Exercise aim
Return the material word for word. Do not include pictures.

Stored data
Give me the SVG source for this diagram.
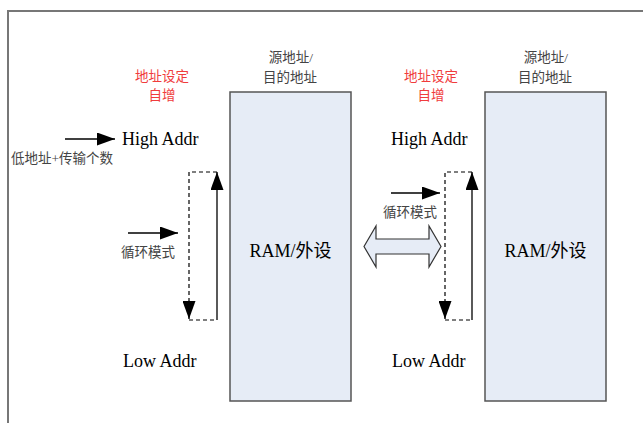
<svg xmlns="http://www.w3.org/2000/svg" width="643" height="423" viewBox="0 0 643 423">
<style>
.frame{fill:none;stroke:#777;stroke-width:2}
.box{fill:#e6ecf6;stroke:#555;stroke-width:1.5}
.ln{fill:none;stroke:#000;stroke-width:1.3}
.dash{fill:none;stroke:#000;stroke-width:1.2;stroke-dasharray:4,3}
.en{font-family:"Liberation Serif","Noto Sans CJK SC",serif;font-size:18px;fill:#000}
.cn{font-family:"Liberation Serif","Noto Sans CJK SC",serif;font-size:13.5px;fill:#444}
.red{font-family:"Liberation Serif","Noto Sans CJK SC",serif;font-size:13.5px;fill:#f03c3c}
.mid{text-anchor:middle}
</style>
<defs>
<marker id="ah" markerUnits="userSpaceOnUse" markerWidth="18" markerHeight="13" refX="18" refY="6.5" orient="auto">
<path d="M0,0 L18,6.5 L0,13 z" fill="#000"/>
</marker>
</defs>
<path class="frame" d="M8,423 L8,11 L643,11"/>
<g id="box1">
<rect class="box" x="230" y="92" width="121" height="309"/>
<text class="en mid" x="290.5" y="257">RAM/外设</text>
<text class="cn mid" x="291" y="62">源地址/</text>
<text class="cn mid" x="290" y="82">目的地址</text>
</g>
<g id="box2">
<rect class="box" x="485" y="92" width="121" height="309"/>
<text class="en mid" x="545.5" y="257">RAM/外设</text>
<text class="cn mid" x="546" y="62">源地址/</text>
<text class="cn mid" x="545" y="82">目的地址</text>
</g>
<g id="labels-left">
<text class="red mid" x="162" y="81">地址设定</text>
<text class="red mid" x="162" y="100">自增</text>
<text class="en" x="122" y="145">High Addr</text>
<text class="cn" x="11" y="163">低地址+传输个数</text>
<text class="cn" x="121" y="257">循环模式</text>
<text class="en" x="123" y="367">Low Addr</text>
</g>
<g id="labels-right">
<text class="red mid" x="431" y="81">地址设定</text>
<text class="red mid" x="431" y="100">自增</text>
<text class="en" x="391" y="145">High Addr</text>
<text class="cn" x="383" y="217">循环模式</text>
<text class="en" x="392" y="367">Low Addr</text>
</g>
<g id="bidir">
<path class="box" d="M364,246.5 L376,226 L376,239 L429,239 L429,226 L441,246.5 L429,267 L429,254 L376,254 L376,267 z" style="stroke:#333;stroke-width:1.2"/>
</g>
<g id="connectors">
<line class="ln" x1="65" y1="139" x2="115" y2="139" marker-end="url(#ah)"/>
<line class="ln" x1="128" y1="233" x2="178" y2="233" marker-end="url(#ah)"/>
<line class="ln" x1="391" y1="193" x2="440" y2="193" marker-end="url(#ah)"/>
<path class="dash" d="M217,172 L189,172 L189,300"/>
<line class="ln" x1="189" y1="300" x2="189" y2="319" marker-end="url(#ah)"/>
<path class="dash" d="M189,320 L217,320"/>
<line class="ln" x1="217" y1="320" x2="217" y2="172" marker-end="url(#ah)"/>
<path class="dash" d="M472,172 L445,172 L445,300"/>
<line class="ln" x1="445" y1="300" x2="445" y2="319" marker-end="url(#ah)"/>
<path class="dash" d="M445,320 L472,320"/>
<line class="ln" x1="472" y1="320" x2="472" y2="172" marker-end="url(#ah)"/>
</g>
</svg>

Answer for this exercise
Give me the SVG source for this diagram.
<svg xmlns="http://www.w3.org/2000/svg" width="643" height="423" viewBox="0 0 643 423">
<style>
.frame{fill:none;stroke:#777;stroke-width:2}
.box{fill:#e6ecf6;stroke:#555;stroke-width:1.5}
.ln{fill:none;stroke:#000;stroke-width:1.3}
.dash{fill:none;stroke:#000;stroke-width:1.2;stroke-dasharray:4,3}
.en{font-family:"Liberation Serif","Noto Sans CJK SC",serif;font-size:18px;fill:#000}
.cn{font-family:"Liberation Serif","Noto Sans CJK SC",serif;font-size:13.5px;fill:#444}
.red{font-family:"Liberation Serif","Noto Sans CJK SC",serif;font-size:13.5px;fill:#f03c3c}
.mid{text-anchor:middle}
</style>
<defs>
<marker id="ah" markerUnits="userSpaceOnUse" markerWidth="18" markerHeight="13" refX="18" refY="6.5" orient="auto">
<path d="M0,0 L18,6.5 L0,13 z" fill="#000"/>
</marker>
</defs>
<path class="frame" d="M8,423 L8,11 L643,11"/>
<g id="box1">
<rect class="box" x="230" y="92" width="121" height="309"/>
<text class="en mid" x="290.5" y="257">RAM/外设</text>
<text class="cn mid" x="291" y="62">源地址/</text>
<text class="cn mid" x="290" y="82">目的地址</text>
</g>
<g id="box2">
<rect class="box" x="485" y="92" width="121" height="309"/>
<text class="en mid" x="545.5" y="257">RAM/外设</text>
<text class="cn mid" x="546" y="62">源地址/</text>
<text class="cn mid" x="545" y="82">目的地址</text>
</g>
<g id="labels-left">
<text class="red mid" x="162" y="81">地址设定</text>
<text class="red mid" x="162" y="100">自增</text>
<text class="en" x="122" y="145">High Addr</text>
<text class="cn" x="11" y="163">低地址+传输个数</text>
<text class="cn" x="121" y="257">循环模式</text>
<text class="en" x="123" y="367">Low Addr</text>
</g>
<g id="labels-right">
<text class="red mid" x="431" y="81">地址设定</text>
<text class="red mid" x="431" y="100">自增</text>
<text class="en" x="391" y="145">High Addr</text>
<text class="cn" x="383" y="217">循环模式</text>
<text class="en" x="392" y="367">Low Addr</text>
</g>
<g id="bidir">
<path class="box" d="M364,246.5 L376,226 L376,239 L429,239 L429,226 L441,246.5 L429,267 L429,254 L376,254 L376,267 z" style="stroke:#333;stroke-width:1.2"/>
</g>
<g id="connectors">
<line class="ln" x1="65" y1="139" x2="115" y2="139" marker-end="url(#ah)"/>
<line class="ln" x1="128" y1="233" x2="178" y2="233" marker-end="url(#ah)"/>
<line class="ln" x1="391" y1="193" x2="440" y2="193" marker-end="url(#ah)"/>
<path class="dash" d="M217,172 L189,172 L189,300"/>
<line class="ln" x1="189" y1="300" x2="189" y2="319" marker-end="url(#ah)"/>
<path class="dash" d="M189,320 L217,320"/>
<line class="ln" x1="217" y1="320" x2="217" y2="172" marker-end="url(#ah)"/>
<path class="dash" d="M472,172 L445,172 L445,300"/>
<line class="ln" x1="445" y1="300" x2="445" y2="319" marker-end="url(#ah)"/>
<path class="dash" d="M445,320 L472,320"/>
<line class="ln" x1="472" y1="320" x2="472" y2="172" marker-end="url(#ah)"/>
</g>
</svg>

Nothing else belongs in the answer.